I conceived of Interpretation: Theory: History while writing my monograph, Blake and Kierkegaard: Creation and Anxiety. The idea for that book started with the first Matrix film, when after a couple of viewings I noticed that The Matrix was yet another permutation of Mary Shelley‘s Frankenstein in a long line of permutations: R.U.R., Metropolis, I, Robot A.I., Bicentennial Man, Stealth.  The list could go on.  Once I noticed the pattern, my first question was why?  Why has the Frankenstein story persisted so tenaciously from Shelley’s day to the present?  The western creative imagination consistently expects disaster, apocalypse, and rebellion should we ever create a life form that is fully self-directed — intelligent, creatively reasoning, learning, and independent, something that thinks as we can think.

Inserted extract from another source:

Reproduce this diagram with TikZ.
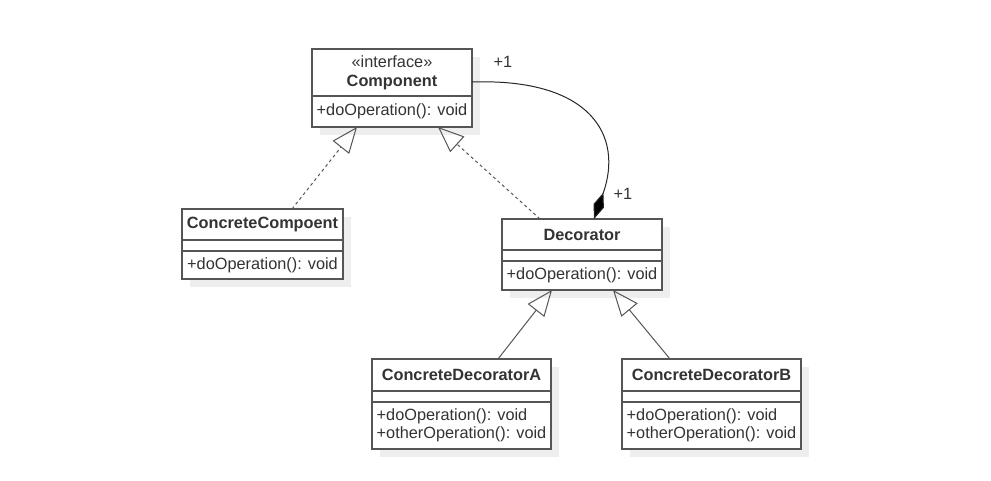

I called this expectation Creation Anxiety and soon realized that William Blake was Shelley’s predecessor, explicitly embodying this anxiety in his mythological works of the 1790s, especially in The [First] Book of Urizen and The Four Zoas.  I originally intended to write chapters on Blake, Mary Shelley, Percy Shelley (Promethus Unbound), and William Wordsworth (because he is the most free of Creation Anxiety of any of the English Romantics), but soon Blake took over the project.

Blake, however, does not yield his own theoretical lens.  Blake conceptualizes his philosophy and theology in aesthetic terms: his God is a Poetic Genius and his only ontology is a phenomenology.  I lacked a theorization of anxiety but didn’t want to draw on any theorization that fit.  I sought a theorization of anxiety proceeding from a figure responding to a historical and cultural milieu similar to Blake’s.  Søren Kierkegaard‘s The Concept of Anxiety fit my needs, theorizing anxiety from a cultural, political, and intellectual history that he shared with Blake.  I identify tensions between monarchy and democracy, science and religion, and nature and artifice as motivating both Blake’s creation myths and Kierkegaard’s concept of anxiety, while I identify similarly motivated modifications of the Socratic tradition as part of their shared intellectual history.

So in practice, my book attempted to simultaneously theorize history and historicize theory.  But I felt that I had few precedents though I had a few fellow travelers, and I felt that I wasn’t in control of the process.  The nature of Blake criticism doesn’t help, which until recently has been intensely divided between theoretical/conceptual approaches and historical approaches, perhaps even more so than in the case of many other authors.  Schorer vs. Damon or Yeats, or Erdman vs. Frye seem to represent irreconciliable approaches to Blake.  What I wanted to discover was a way to consciously theorize history while historicizing theory, to discover principles guiding a Hegelian synthesis of these two processes.

Added to these considerations has been my experience teaching upper division literary theory classes over the last several years.  I have always been drawn to both literature and philosophy, and as you see my work combines both (along with history), but I chose literature as my field over philosophy because I believe that the concrete and particular is more real than the abstract and conceptual.  However, when I teach theory, the difficulty of the material along with the seduction of learning advanced concepts often effaces the literature that theory is meant to illuminate.  Furthermore, students tend to invest so much time and effort mastering the difficult texts presented in my theory classes — I teach from primary texts even in upper division undergraduate classes — that they never evaluate them critically.  I have also been bothered by the tendency of theoretical approaches to reduce literature to a series of conceptual templates yielding pre-determined results, erasing the particularity and individuality of the most sophisticated literary works, even in published scholarship.

I believe that a cure for many of these ills is to historicize theory.  I do not seek to trivialize theory by reducing it to its historical contexts, but to recognize that its development was motivated by human beings acting in response to very specific cultural and historical pressures.  Sometimes these pressures are self-evidently represented in the work itself, as is the case with Gayle Rubin’s work.  But more often it is much less so.  I seek by historicizing theory to rehumanize literature: from T.S. Eliot’s “Tradition and the Individual Talent” to Barthes’s death of the author to Derrida’s deconstruction of the metaphysics of presence literature has been dehumanized and departicularized in a great holocaust of authors.  We have not been killing authors’ bodies but their authorial identities, and our understanding of literature suffers as a result.

I am not advocating here for a return to authorial intent as a guiding principle for textual interpretation.  Historicizing theory leaves theory intact, which therefore continues to function independently of any literature not written with theory in mind.    However, I have for the present abandoned the hope for a Hegelian synthesis in favor of Blakean contraries: theory and history remain discrete, independent, autonomous, and in dialog, so that with these contraries there can be progression.  I look forward to what more I can learn from contributions to this volume.